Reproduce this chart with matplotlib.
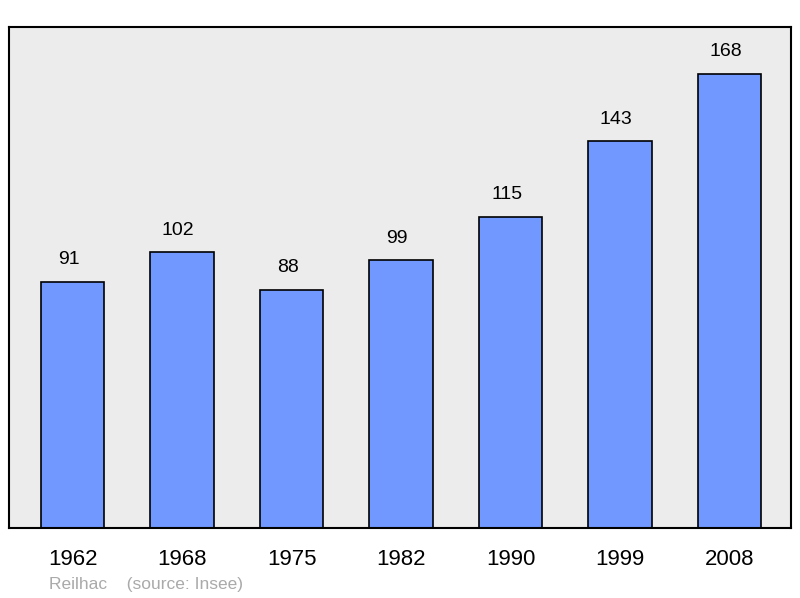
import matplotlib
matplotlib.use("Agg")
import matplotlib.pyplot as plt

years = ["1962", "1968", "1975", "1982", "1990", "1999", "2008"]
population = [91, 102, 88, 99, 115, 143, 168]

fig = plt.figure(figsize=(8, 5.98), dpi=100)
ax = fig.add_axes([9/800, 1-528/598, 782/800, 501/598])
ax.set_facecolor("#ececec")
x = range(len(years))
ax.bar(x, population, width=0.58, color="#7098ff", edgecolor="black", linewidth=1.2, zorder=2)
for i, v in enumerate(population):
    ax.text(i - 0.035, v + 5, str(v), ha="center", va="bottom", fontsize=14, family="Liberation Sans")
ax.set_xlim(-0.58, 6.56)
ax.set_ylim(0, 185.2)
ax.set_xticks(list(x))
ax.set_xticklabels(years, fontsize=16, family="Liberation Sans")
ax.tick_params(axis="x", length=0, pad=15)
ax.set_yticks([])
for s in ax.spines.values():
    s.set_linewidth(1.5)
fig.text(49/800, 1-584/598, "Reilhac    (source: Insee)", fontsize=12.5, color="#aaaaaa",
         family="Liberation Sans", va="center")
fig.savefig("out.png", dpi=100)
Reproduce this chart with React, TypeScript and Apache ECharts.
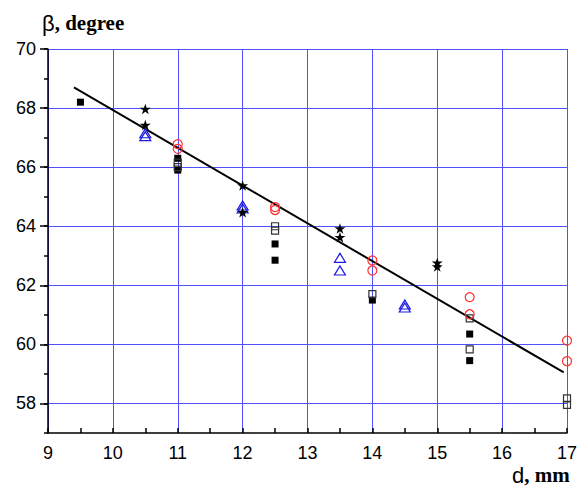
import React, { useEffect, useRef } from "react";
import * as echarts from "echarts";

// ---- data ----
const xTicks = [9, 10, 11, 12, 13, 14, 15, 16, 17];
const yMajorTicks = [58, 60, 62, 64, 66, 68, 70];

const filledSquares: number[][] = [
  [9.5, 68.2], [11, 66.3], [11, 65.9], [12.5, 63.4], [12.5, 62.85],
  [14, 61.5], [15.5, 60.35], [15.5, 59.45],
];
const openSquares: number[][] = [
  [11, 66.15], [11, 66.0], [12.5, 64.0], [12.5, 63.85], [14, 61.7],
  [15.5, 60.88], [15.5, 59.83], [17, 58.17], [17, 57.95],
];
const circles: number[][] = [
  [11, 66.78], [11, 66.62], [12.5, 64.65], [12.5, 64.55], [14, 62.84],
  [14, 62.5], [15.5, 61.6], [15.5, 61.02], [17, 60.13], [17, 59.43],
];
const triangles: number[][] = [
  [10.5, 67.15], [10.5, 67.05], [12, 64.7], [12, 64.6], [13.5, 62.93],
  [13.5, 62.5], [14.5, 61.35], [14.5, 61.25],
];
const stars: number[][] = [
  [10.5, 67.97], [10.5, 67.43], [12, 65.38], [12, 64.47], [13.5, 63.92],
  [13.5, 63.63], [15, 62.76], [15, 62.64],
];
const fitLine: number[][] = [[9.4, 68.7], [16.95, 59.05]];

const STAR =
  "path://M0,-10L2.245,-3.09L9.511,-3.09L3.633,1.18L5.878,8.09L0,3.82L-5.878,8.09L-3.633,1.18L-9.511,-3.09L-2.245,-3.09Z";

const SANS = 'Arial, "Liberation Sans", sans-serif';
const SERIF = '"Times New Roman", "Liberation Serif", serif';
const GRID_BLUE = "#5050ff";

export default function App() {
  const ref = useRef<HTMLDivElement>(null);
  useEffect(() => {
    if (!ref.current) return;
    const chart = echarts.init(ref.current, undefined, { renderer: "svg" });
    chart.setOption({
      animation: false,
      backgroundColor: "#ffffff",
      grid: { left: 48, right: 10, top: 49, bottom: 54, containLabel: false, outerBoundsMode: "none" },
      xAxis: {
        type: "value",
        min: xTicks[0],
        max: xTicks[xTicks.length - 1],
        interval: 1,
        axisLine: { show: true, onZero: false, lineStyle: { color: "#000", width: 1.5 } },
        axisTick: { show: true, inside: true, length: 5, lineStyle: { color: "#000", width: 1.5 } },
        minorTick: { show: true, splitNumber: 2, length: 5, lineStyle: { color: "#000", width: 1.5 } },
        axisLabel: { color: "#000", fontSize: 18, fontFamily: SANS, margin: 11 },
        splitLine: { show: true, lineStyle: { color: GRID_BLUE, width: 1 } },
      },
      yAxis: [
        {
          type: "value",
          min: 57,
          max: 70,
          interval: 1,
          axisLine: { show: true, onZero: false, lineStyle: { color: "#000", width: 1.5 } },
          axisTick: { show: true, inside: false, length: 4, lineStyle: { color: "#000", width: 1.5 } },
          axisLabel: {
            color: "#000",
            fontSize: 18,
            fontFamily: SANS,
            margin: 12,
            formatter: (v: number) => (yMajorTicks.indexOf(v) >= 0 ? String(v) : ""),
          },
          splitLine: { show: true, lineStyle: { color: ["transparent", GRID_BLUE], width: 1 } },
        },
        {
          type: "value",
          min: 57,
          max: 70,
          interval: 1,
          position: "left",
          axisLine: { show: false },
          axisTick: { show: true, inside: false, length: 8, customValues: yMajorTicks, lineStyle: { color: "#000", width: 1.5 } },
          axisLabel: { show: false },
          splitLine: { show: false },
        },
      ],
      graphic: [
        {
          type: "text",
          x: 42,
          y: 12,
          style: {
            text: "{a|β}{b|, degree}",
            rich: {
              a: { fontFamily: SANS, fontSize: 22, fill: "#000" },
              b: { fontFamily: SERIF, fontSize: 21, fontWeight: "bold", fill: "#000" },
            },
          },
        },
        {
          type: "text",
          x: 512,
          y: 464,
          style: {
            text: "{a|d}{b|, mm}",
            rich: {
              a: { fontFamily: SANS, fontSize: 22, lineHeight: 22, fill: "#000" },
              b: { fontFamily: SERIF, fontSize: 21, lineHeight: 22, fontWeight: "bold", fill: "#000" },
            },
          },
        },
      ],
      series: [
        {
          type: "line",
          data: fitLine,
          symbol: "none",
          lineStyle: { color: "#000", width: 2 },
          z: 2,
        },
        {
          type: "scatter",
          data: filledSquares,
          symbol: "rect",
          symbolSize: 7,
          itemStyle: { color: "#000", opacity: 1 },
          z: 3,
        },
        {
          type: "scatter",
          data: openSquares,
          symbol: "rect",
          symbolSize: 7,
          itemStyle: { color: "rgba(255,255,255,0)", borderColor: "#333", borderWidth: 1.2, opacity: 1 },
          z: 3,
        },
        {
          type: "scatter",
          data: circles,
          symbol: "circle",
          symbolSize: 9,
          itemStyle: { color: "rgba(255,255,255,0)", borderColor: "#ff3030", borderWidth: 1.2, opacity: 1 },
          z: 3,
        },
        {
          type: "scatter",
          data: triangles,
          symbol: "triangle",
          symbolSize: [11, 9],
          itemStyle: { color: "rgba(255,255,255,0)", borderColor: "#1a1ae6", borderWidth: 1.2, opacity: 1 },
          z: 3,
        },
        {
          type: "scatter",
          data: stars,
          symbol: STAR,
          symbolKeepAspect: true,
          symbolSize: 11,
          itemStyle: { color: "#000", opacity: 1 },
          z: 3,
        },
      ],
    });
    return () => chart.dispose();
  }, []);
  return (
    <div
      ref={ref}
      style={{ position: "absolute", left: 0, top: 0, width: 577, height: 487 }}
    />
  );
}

──────────

- **The task**
Quote, please, every line of the material above from its start through the line that has "const fitLine: number[][]", reproducing the words exactly and dropping any images.

- **Solution for this task**
Reproduce this chart with matplotlib.
import matplotlib
matplotlib.use("Agg")
import matplotlib.pyplot as plt

years = ["1962", "1968", "1975", "1982", "1990", "1999", "2008"]
population = [91, 102, 88, 99, 115, 143, 168]

fig = plt.figure(figsize=(8, 5.98), dpi=100)
ax = fig.add_axes([9/800, 1-528/598, 782/800, 501/598])
ax.set_facecolor("#ececec")
x = range(len(years))
ax.bar(x, population, width=0.58, color="#7098ff", edgecolor="black", linewidth=1.2, zorder=2)
for i, v in enumerate(population):
    ax.text(i - 0.035, v + 5, str(v), ha="center", va="bottom", fontsize=14, family="Liberation Sans")
ax.set_xlim(-0.58, 6.56)
ax.set_ylim(0, 185.2)
ax.set_xticks(list(x))
ax.set_xticklabels(years, fontsize=16, family="Liberation Sans")
ax.tick_params(axis="x", length=0, pad=15)
ax.set_yticks([])
for s in ax.spines.values():
    s.set_linewidth(1.5)
fig.text(49/800, 1-584/598, "Reilhac    (source: Insee)", fontsize=12.5, color="#aaaaaa",
         family="Liberation Sans", va="center")
fig.savefig("out.png", dpi=100)
Reproduce this chart with React, TypeScript and Apache ECharts.
import React, { useEffect, useRef } from "react";
import * as echarts from "echarts";

// ---- data ----
const xTicks = [9, 10, 11, 12, 13, 14, 15, 16, 17];
const yMajorTicks = [58, 60, 62, 64, 66, 68, 70];

const filledSquares: number[][] = [
  [9.5, 68.2], [11, 66.3], [11, 65.9], [12.5, 63.4], [12.5, 62.85],
  [14, 61.5], [15.5, 60.35], [15.5, 59.45],
];
const openSquares: number[][] = [
  [11, 66.15], [11, 66.0], [12.5, 64.0], [12.5, 63.85], [14, 61.7],
  [15.5, 60.88], [15.5, 59.83], [17, 58.17], [17, 57.95],
];
const circles: number[][] = [
  [11, 66.78], [11, 66.62], [12.5, 64.65], [12.5, 64.55], [14, 62.84],
  [14, 62.5], [15.5, 61.6], [15.5, 61.02], [17, 60.13], [17, 59.43],
];
const triangles: number[][] = [
  [10.5, 67.15], [10.5, 67.05], [12, 64.7], [12, 64.6], [13.5, 62.93],
  [13.5, 62.5], [14.5, 61.35], [14.5, 61.25],
];
const stars: number[][] = [
  [10.5, 67.97], [10.5, 67.43], [12, 65.38], [12, 64.47], [13.5, 63.92],
  [13.5, 63.63], [15, 62.76], [15, 62.64],
];
const fitLine: number[][] = [[9.4, 68.7], [16.95, 59.05]];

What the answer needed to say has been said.